The Juneau School District Board of Education narrowly voted against moving forward with a third-party investigation of the district’s emergency notification and public communication following the June 2022 incident in which a dozen students and two adults drank chemical floor sealant served as milk during a Juneau School District summer program.
“I’m satisfied with the information that we’ve found about public communication and I don’t think it’s a good use of additional resources,” said Brian Holst, a board member who voted in favor of not moving forward. “I don’t think we’ve learned enough to justify the additional expenditure.”
During the board’s Tuesday night meeting, the four members that voted against the investigation cited the numerous outside investigations and internal review processes that have already occurred following the early June incident, including investigations from the City and Borough of Juneau, the Juneau Police Department, NANA and Alaska’s Department of Environmental Conservation. Voting against the investigation were Brian Holst, Deedie Sorensen, Amber Frommherz and Martin Stepetin. Voting for it were Elizabeth Siddon, Will Muldoon and Emil Mackey.
According to previous statements by police after its past investigation, the accidental mix-up showed no obvious signs of criminal charges and was described to be caused by improper actions by workers. None of the people who ingested the floor sealant were reported to have suffered lasting harm, but some parents expressed concern about how long it took for them to be notified of the incident.
The decision for the district to pursue a third-party investigation was announced in the weeks following the incident when the district put out a formal request for a third-party investigation that included two scopes, the first asking for an investigation of Work for Food Services and the second an investigation on the district’s emergency notification and public communication.

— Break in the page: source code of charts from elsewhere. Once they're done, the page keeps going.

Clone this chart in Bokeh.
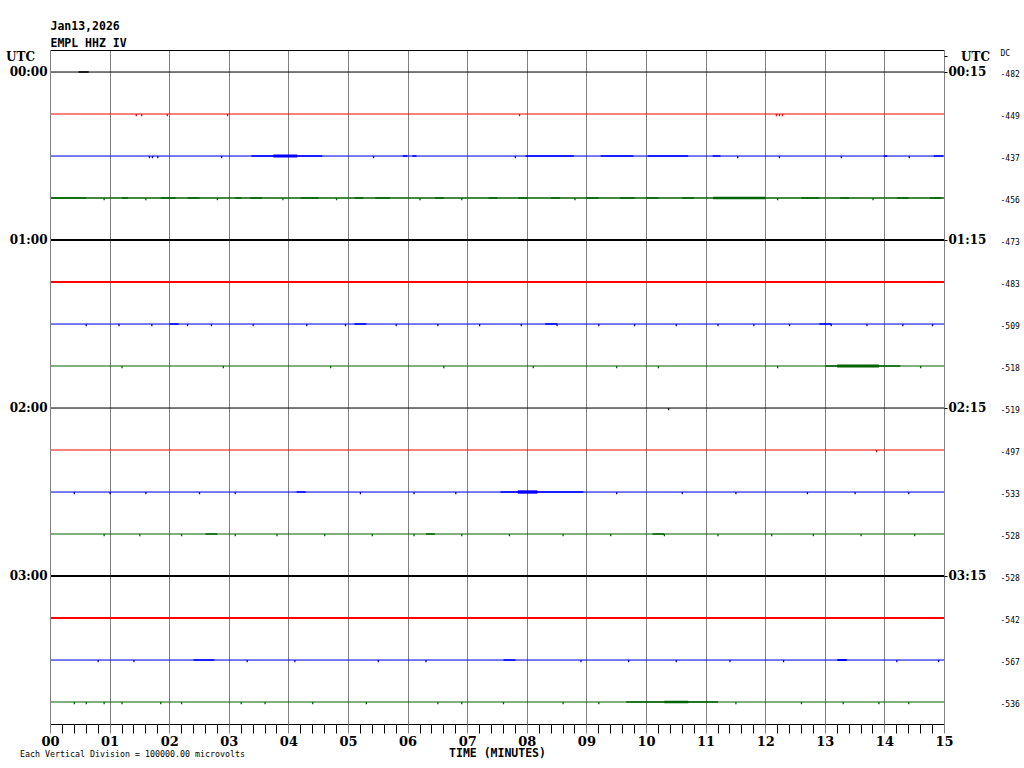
from bokeh.plotting import figure
from bokeh.models import (Range1d, FixedTicker, LinearAxis, ColumnDataSource, Grid, Title)
from bokeh.embed import file_html
from bokeh.resources import INLINE

# ---------------- data ----------------
date_label = "Jan13,2026"
station_label = "EMPL HHZ IV"
utc_label = "UTC"
left_times = ["00:00", "01:00", "02:00", "03:00"]
right_times = ["00:15", "01:15", "02:15", "03:15"]
time_rows = [0, 4, 8, 12]
minute_labels = ["00", "01", "02", "03", "04", "05", "06", "07",
                 "08", "09", "10", "11", "12", "13", "14", "15"]
dc_offsets = [-482, -449, -437, -456, -473, -483, -509, -518,
              -519, -497, -533, -528, -528, -542, -567, -536]
# noise level of each 15-minute line
trace_noise = [1, 1, 1.2, 1.5, 2.2, 2.2, 1.1, 1, 1, 1, 1.1, 1.1, 2.2, 2.2, 1.1, 1.1]
# bursts: (row, start minute, end minute, half amplitude in divisions)
bursts = [
    (0, 0.47, 0.64, 0.02),
    (2, 3.37, 4.56, 0.018), (2, 3.74, 4.14, 0.035), (2, 5.91, 5.99, 0.018),
    (2, 6.07, 6.14, 0.018), (2, 7.97, 8.78, 0.018), (2, 9.23, 9.78, 0.018),
    (2, 10.02, 10.70, 0.018), (2, 11.11, 11.24, 0.018), (2, 13.98, 14.04, 0.018),
    (2, 14.82, 14.98, 0.018),
    (3, 0.00, 0.60, 0.02), (3, 1.20, 1.30, 0.02), (3, 1.85, 2.10, 0.02),
    (3, 2.30, 2.50, 0.02), (3, 3.10, 3.20, 0.02), (3, 3.35, 3.55, 0.02),
    (3, 4.20, 4.50, 0.02), (3, 5.10, 5.25, 0.02), (3, 5.45, 5.70, 0.02),
    (3, 6.45, 6.60, 0.02), (3, 7.35, 7.50, 0.02), (3, 7.85, 8.00, 0.02),
    (3, 8.40, 8.55, 0.02), (3, 9.00, 9.20, 0.02), (3, 9.55, 9.80, 0.02),
    (3, 10.00, 10.20, 0.02), (3, 10.60, 10.80, 0.02), (3, 11.12, 11.99, 0.03),
    (3, 12.60, 12.90, 0.02), (3, 13.25, 13.40, 0.02), (3, 14.20, 14.40, 0.02),
    (3, 14.75, 14.95, 0.02),
    (6, 2.00, 2.15, 0.018), (6, 5.10, 5.30, 0.018), (6, 8.30, 8.50, 0.018),
    (6, 12.90, 13.10, 0.018),
    (7, 13.00, 14.26, 0.02), (7, 13.20, 13.90, 0.035),
    (10, 4.13, 4.28, 0.018), (10, 7.55, 8.94, 0.018), (10, 7.84, 8.17, 0.04),
    (11, 2.60, 2.80, 0.018), (11, 6.30, 6.45, 0.018), (11, 10.10, 10.30, 0.018),
    (12, 1.51, 1.76, 0.025),
    (14, 2.40, 2.75, 0.018), (14, 7.60, 7.80, 0.018), (14, 13.20, 13.36, 0.022),
    (15, 9.66, 11.20, 0.018), (15, 10.30, 10.70, 0.03),
]
# isolated spikes: row -> minutes
spikes = {
    1: [1.44, 1.53, 1.96, 2.97, 7.87, 12.18, 12.23, 12.28],
    2: [1.66, 1.71, 1.80, 2.87, 5.42, 7.80, 11.53, 12.23, 13.27, 14.41],
    3: [0.9, 1.6, 2.8, 3.9, 4.8, 6.2, 6.9, 8.8, 12.2, 13.8],
    6: [0.6, 1.15, 1.7, 2.3, 2.7, 3.4, 4.3, 4.95, 5.8, 6.5, 7.2, 7.9, 8.5,
        9.2, 9.8, 10.5, 11.2, 11.8, 12.4, 13.1, 13.7, 14.3, 14.8],
    7: [1.2, 2.9, 4.7, 6.6, 8.1, 9.5, 10.2, 12.2, 14.6],
    8: [10.37],
    9: [13.86],
    10: [0.4, 1.0, 1.6, 2.5, 3.1, 5.2, 6.1, 6.8, 9.5, 10.6, 11.5, 12.7, 13.5, 14.4],
    11: [0.9, 1.5, 2.2, 3.1, 3.8, 4.6, 5.4, 6.1, 6.9, 7.7, 8.6, 9.4, 10.3,
         11.2, 12.1, 12.8, 13.6, 14.5],
    14: [0.8, 1.4, 3.3, 4.1, 5.5, 6.3, 8.9, 9.7, 10.5, 11.4, 12.3, 14.2, 14.9],
    15: [0.4, 0.6, 0.9, 1.2, 1.85, 2.2, 3.2, 3.6, 4.4, 5.3, 6.5, 6.9, 7.6,
         8.6, 9.2, 11.5, 12.6, 13.3, 13.9, 14.4],
}
vertical_division_text = "Each Vertical Division = 100000.00 microvolts"
axis_title = "TIME (MINUTES)"

# ---------------- style / layout ----------------
COLORS = ["#000000", "#ff0000", "#0000ff", "#006400"]
GREY = "#808080"
W, H = 1022, 764
ML, MT = 50, 50
FRAME_W, FRAME_H = 894, 674
MR = W - ML - FRAME_W
MB = H - MT - FRAME_H
ROW_PX = 42.0
Y_TOP = -21.5 / ROW_PX
Y_BOT = Y_TOP + FRAME_H / ROW_PX
N_ROWS = len(dc_offsets)
MONO = "DejaVu Sans Mono"
SERIF = "DejaVu Serif"
UTC_ROW = -0.36   # row position of the "UTC" headings
DC_ROW = -0.45
FOOT_X = (132 - ML) * 15.0 / FRAME_W   # centre of the footnote, in minutes
NB = "\u00a0"

p = figure(width=W, height=H, x_range=Range1d(0, 15), y_range=Range1d(Y_BOT, Y_TOP),
           output_backend="svg", toolbar_location=None,
           x_axis_location=None, y_axis_location=None,
           min_border_left=ML, min_border_right=MR, min_border_top=MT, min_border_bottom=MB)
p.outline_line_color = None
p.background_fill_color = "white"
p.border_fill_color = "white"

p.add_layout(Grid(dimension=0, ticker=FixedTicker(ticks=list(range(16))),
                  grid_line_color=GREY, grid_line_width=1))

rows = list(range(N_ROWS))
base = ColumnDataSource(dict(
    x0=[0] * N_ROWS, x1=[15] * N_ROWS, y=rows,
    color=[COLORS[r % 4] for r in rows], lw=trace_noise))
p.segment(x0="x0", x1="x1", y0="y", y1="y", line_color="color", line_width="lw", source=base)

bsrc = ColumnDataSource(dict(
    left=[b[1] for b in bursts], right=[b[2] for b in bursts],
    top=[b[0] - b[3] for b in bursts], bottom=[b[0] + b[3] for b in bursts],
    color=[COLORS[b[0] % 4] for b in bursts]))
p.quad(left="left", right="right", top="top", bottom="bottom",
       fill_color="color", line_color=None, source=bsrc)

sx, sy0, sy1, sc = [], [], [], []
for r, ts in spikes.items():
    for t in ts:
        sx.append(t); sy0.append(r); sy1.append(r + 0.055); sc.append(COLORS[r % 4])
p.segment(x0="x", x1="x", y0="y0", y1="y1", line_color="c", line_width=1.3,
          source=ColumnDataSource(dict(x=sx, y0=sy0, y1=sy1, c=sc)))

# ---- axes ----
minor = [i / 5 for i in range(76) if i % 5 != 0]
xaxis = LinearAxis(ticker=FixedTicker(ticks=list(range(16)), minor_ticks=minor),
                   major_label_overrides={i: minute_labels[i] for i in range(16)},
                   major_tick_out=9, major_tick_in=0, minor_tick_out=9, minor_tick_in=0,
                   major_tick_line_color=GREY, minor_tick_line_color="black",
                   axis_line_color="black", major_label_standoff=2,
                   major_label_text_font=SERIF, major_label_text_font_style="bold",
                   major_label_text_font_size="13px", major_label_text_color="black",
                   axis_label=axis_title, axis_label_standoff=-3,
                   axis_label_text_font=MONO, axis_label_text_font_style="bold",
                   axis_label_text_font_size="11.5px", axis_label_text_color="black")
p.add_layout(xaxis, "below")

# footnote row, pulled up beside the axis title
foot = LinearAxis(ticker=FixedTicker(ticks=[FOOT_X]),
                  major_label_overrides={FOOT_X: vertical_division_text},
                  major_tick_out=0, major_tick_in=0, minor_tick_out=0, minor_tick_in=0,
                  axis_line_color=None, major_label_standoff=-14,
                  major_label_text_font=MONO, major_label_text_font_size="8.3px",
                  major_label_text_color="black")
p.add_layout(foot, "below")

top_axis = LinearAxis(ticker=FixedTicker(ticks=[]), axis_line_color="black",
                      major_tick_out=0, minor_tick_out=0, major_label_standoff=0,
                      major_label_text_font_size="0px")
p.add_layout(top_axis, "above")
p.add_layout(Title(text=station_label, align="left", text_font=MONO, text_font_style="bold",
                   text_font_size="11.5px", text_color="black", standoff=1), "above")
p.add_layout(Title(text=date_label, align="left", text_font=MONO, text_font_style="bold",
                   text_font_size="11.5px", text_color="black", standoff=1), "above")

l_ticks = [UTC_ROW] + time_rows
l_over = {UTC_ROW: utc_label + NB * 3}
l_over.update({r: t for r, t in zip(time_rows, left_times)})
laxis = LinearAxis(ticker=FixedTicker(ticks=l_ticks), major_label_overrides=l_over,
                   major_tick_out=0, major_tick_in=0, minor_tick_out=0, minor_tick_in=0,
                   axis_line_color=GREY, major_label_standoff=3,
                   major_label_text_font=SERIF, major_label_text_font_style="bold",
                   major_label_text_font_size="12px", major_label_text_color="black")
p.add_layout(laxis, "left")

r_over = {UTC_ROW: NB * 3 + utc_label}
r_over.update({r: t for r, t in zip(time_rows, right_times)})
raxis = LinearAxis(ticker=FixedTicker(ticks=l_ticks), major_label_overrides=r_over,
                   major_tick_out=3, major_tick_in=0, minor_tick_out=0, minor_tick_in=0,
                   major_tick_line_color="black",
                   axis_line_color=GREY, major_label_standoff=1,
                   major_label_text_font=SERIF, major_label_text_font_style="bold",
                   major_label_text_font_size="12px", major_label_text_color="black")
p.add_layout(raxis, "right")

dc_ticks = [DC_ROW] + [r + 0.05 for r in rows]
dc_over = {DC_ROW: "DC"}
for r, dc in enumerate(dc_offsets):
    dc_over[r + 0.05] = str(dc)
dcaxis = LinearAxis(ticker=FixedTicker(ticks=dc_ticks), major_label_overrides=dc_over,
                    major_tick_out=0, major_tick_in=0, minor_tick_out=0, minor_tick_in=0,
                    axis_line_color=None, major_label_standoff=8,
                    major_label_text_font=MONO, major_label_text_font_size="8px",
                    major_label_text_color="black")
p.add_layout(dcaxis, "right")

open("out.html", "w").write(file_html(p, INLINE))
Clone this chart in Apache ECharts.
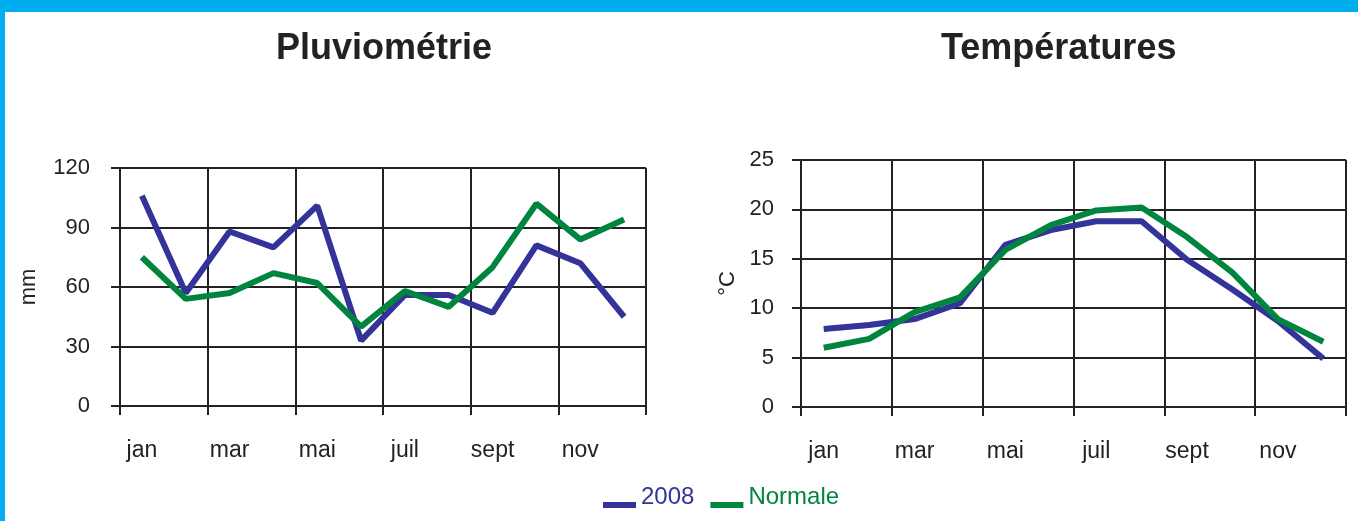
<!DOCTYPE html>
<html>
<head>
<meta charset="utf-8">
<script src="https://cdn.jsdelivr.net/npm/echarts@6/dist/echarts.min.js"></script>
<style>
  html, body { margin: 0; padding: 0; background: #fff; }
  #chart { width: 1358px; height: 521px; }
</style>
</head>
<body>
<div id="chart"></div>
<script>
// mois (un libellé sur deux affiché)
var months = ["jan", "fév", "mar", "avr", "mai", "juin", "juil", "août", "sept", "oct", "nov", "déc"];
// pluviométrie en mm
var rain2008 = [106, 57, 88, 80, 101, 33, 56, 56, 47, 81, 72, 45];
var rainNormal = [75, 54, 57, 67, 62, 40, 58, 50, 70, 102, 84, 94];
// températures en °C
var temp2008 = [7.9, 8.3, 8.9, 10.5, 16.4, 17.9, 18.8, 18.8, 14.9, 11.9, 8.7, 4.9];
var tempNormal = [6.0, 6.9, 9.6, 11.1, 15.9, 18.4, 19.9, 20.2, 17.2, 13.6, 8.9, 6.6];

var blue = "#333399";
var green = "#00853e";
var ink = "#222";
var font = "'Liberation Sans', Arial, sans-serif";

var myChart = echarts.init(document.getElementById("chart"));

function xAxisCfg(grid) {
  return {
    type: "category",
    gridIndex: grid,
    data: months,
    boundaryGap: true,
    axisLine: { show: true, lineStyle: { color: ink, width: 2 } },
    axisTick: { show: true, interval: 1, length: 9, lineStyle: { color: ink, width: 2 } },
    axisLabel: { interval: 1, margin: 33, color: ink, fontSize: 23, fontFamily: font },
    splitLine: { show: true, interval: 1, lineStyle: { color: ink, width: 2 } }
  };
}

function yAxisCfg(grid, max, step, name, gap, margin) {
  return {
    type: "value",
    gridIndex: grid,
    min: 0,
    max: max,
    interval: step,
    name: name,
    nameLocation: "middle",
    nameRotate: 90,
    nameGap: gap,
    nameTextStyle: { color: ink, fontSize: 22, fontFamily: font },
    axisLine: { show: true, lineStyle: { color: ink, width: 2 } },
    axisTick: { show: true, length: 9, lineStyle: { color: ink, width: 2 } },
    axisLabel: { margin: margin, color: ink, fontSize: 22, fontFamily: font },
    splitLine: { show: true, lineStyle: { color: ink, width: 2 } }
  };
}

function lineSeries(name, data, color, idx) {
  return {
    name: name,
    type: "line",
    xAxisIndex: idx,
    yAxisIndex: idx,
    data: data,
    showSymbol: false,
    symbol: "none",
    color: color,
    lineStyle: { color: color, width: 6 }
  };
}

// trait de légende posé sous le milieu du texte
var legendIcon = "path://M0,0 L0.01,0 L0.01,0.01 Z M0,16 L33,16 L33,22 L0,22 Z";

myChart.setOption({
  animation: false,
  backgroundColor: "#fff",
  title: [
    { text: "Pluviométrie", left: 276, top: 31, padding: 0,
      textStyle: { color: ink, fontSize: 36, fontWeight: "bold", fontFamily: font } },
    { text: "Températures", left: 941, top: 31, padding: 0,
      textStyle: { color: ink, fontSize: 36, fontWeight: "bold", fontFamily: font } }
  ],
  legend: {
    left: 603,
    top: 485,
    icon: legendIcon,
    itemWidth: 33,
    itemHeight: 22,
    itemGap: 16,
    padding: 0,
    textStyle: { fontSize: 24, fontFamily: font },
    data: [
      { name: "2008", textStyle: { color: blue } },
      { name: "Normale", textStyle: { color: green } }
    ]
  },
  grid: [
    { left: 120, right: 712, top: 168, bottom: 115 },
    { left: 801, right: 12, top: 160, bottom: 114 }
  ],
  xAxis: [xAxisCfg(0), xAxisCfg(1)],
  yAxis: [
    yAxisCfg(0, 120, 30, "mm", 80, 30),
    yAxisCfg(1, 25, 5, "°C", 62, 27)
  ],
  series: [
    lineSeries("2008", rain2008, blue, 0),
    lineSeries("Normale", rainNormal, green, 0),
    lineSeries("2008", temp2008, blue, 1),
    lineSeries("Normale", tempNormal, green, 1)
  ],
  // cadre bleu (bandeau du haut + bord gauche)
  graphic: [
    { type: "rect", left: 0, top: 0, shape: { width: 1358, height: 12 }, style: { fill: "#00aeef" } },
    { type: "rect", left: 0, top: 0, shape: { width: 5, height: 521 }, style: { fill: "#00aeef" } }
  ]
});
</script>
</body>
</html>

During the last seven months, the district has only received one bid for an investigation which only addressed the emergency notification and public communication scope, something multiple members said has already been comprehensively evaluated and prompted the district to adopt changes to prevent a similar incident from occurring in the future.
Only one person offered a public comment on the agenda item, past school board candidate Aaron Spratt, who favored an investigation.
School Board Vice President Emil Mackey voted against the cancellation, saying he felt the investigation could build back some public trust which he felt supersedes its fiscal cost to the district.
The investigation would have cost the district $11,500 and run from Jan. 16 through June 30, and pulled from general funds, but according to Mackey had potential for reimbursement options.
“The strength of doing this is to take that vital step of public trust to do the best we can of fulfilling this process and doing this,” he said. “Even though we’ve talked to police and had investigations galore from the state, this is one more thing to prove we took one more look, just to make sure there is nothing else we can learn — I think there’s value in that.”
Board member Amber Frommherz, who voted for the cancellation, said she agrees with Mackey’s notion that it could build back public trust, however, she said given the district’s “fiscal climate” she felt the expenditure was not a good use of the district funds.
“I do respect demonstrating some public action to restore public trust, we also do have a fiscal responsibility that also ensures up the trust of our public,” Frommherz said. “As unfortunate and as regrettable as this incident has been, what new information to be gained from this I believe cannot shed more light to change any practices that we weren’t aware of and have been improved.”